As an 18-year-old in 1956, Laurie Kennedy was the Royals team youngster and remembers JK the footballer as a flamboyant but "good player".
"He was a bit of a fancy pants," Kennedy told 6PR Afternoons.
"Wattsy would have the socks but outside of the socks he would have the white bandages on so everyone knew Wattsy was there.
"He wouldn't just take a mark... he would put it behind his head and flick the ball backwards and forwards ... 'did you see that one! How good was that?', so Wattsy was a showman all the time."
Kennedy, himself a triple premiership player in the same teams as Watts, compared him to intercept specialist defender Jeremy McGovern in the current Eagles team.
"Wattsy was that sort and he was fairly mobile. Quite regularly, he would take off from the backline and head off and do the bouncing and try to attack as best he could," Kennedy recalled.
JK Watts was the only footballer to win three premierships with three different teams in three different states.
"(But) Wattsy was a very good mark. There's times you would be standing there in the back pocket and next thing over the top there'd be this big bloody knee in your back and there's Wattsy taking a 'speccy' over you."
Any chat about John Watts the footballer soon turns to the related topic of JK the larrikin.

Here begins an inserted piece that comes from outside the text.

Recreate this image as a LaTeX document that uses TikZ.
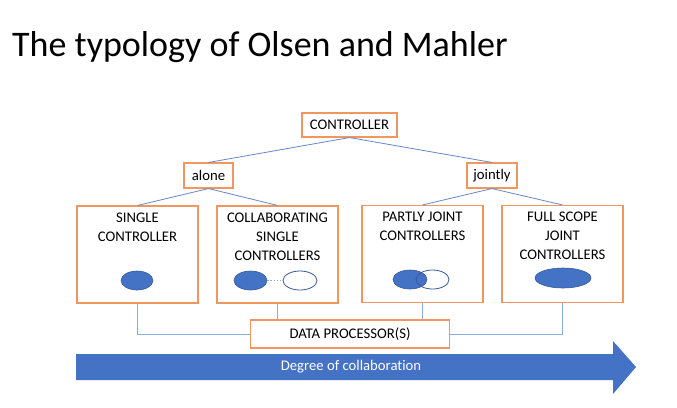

There was that time when East Perth were building a new grandstand and veteran club administrator Hec Strempel couldn't understand how the builder was short so many bricks.
Kennedy reckons the mystery was solved when the team went out to a function on Peninsula Road in Maylands.
"Sure enough, there's all these bricks, there's a retaining wall, there's a BBQ. Wattsy had knocked them off," Kennedy said.
John Watts played 166 games for East Perth and 52 for Geelong between 1954 and 1965, winning four flags.
He could talk, he could sing, but he could really play football.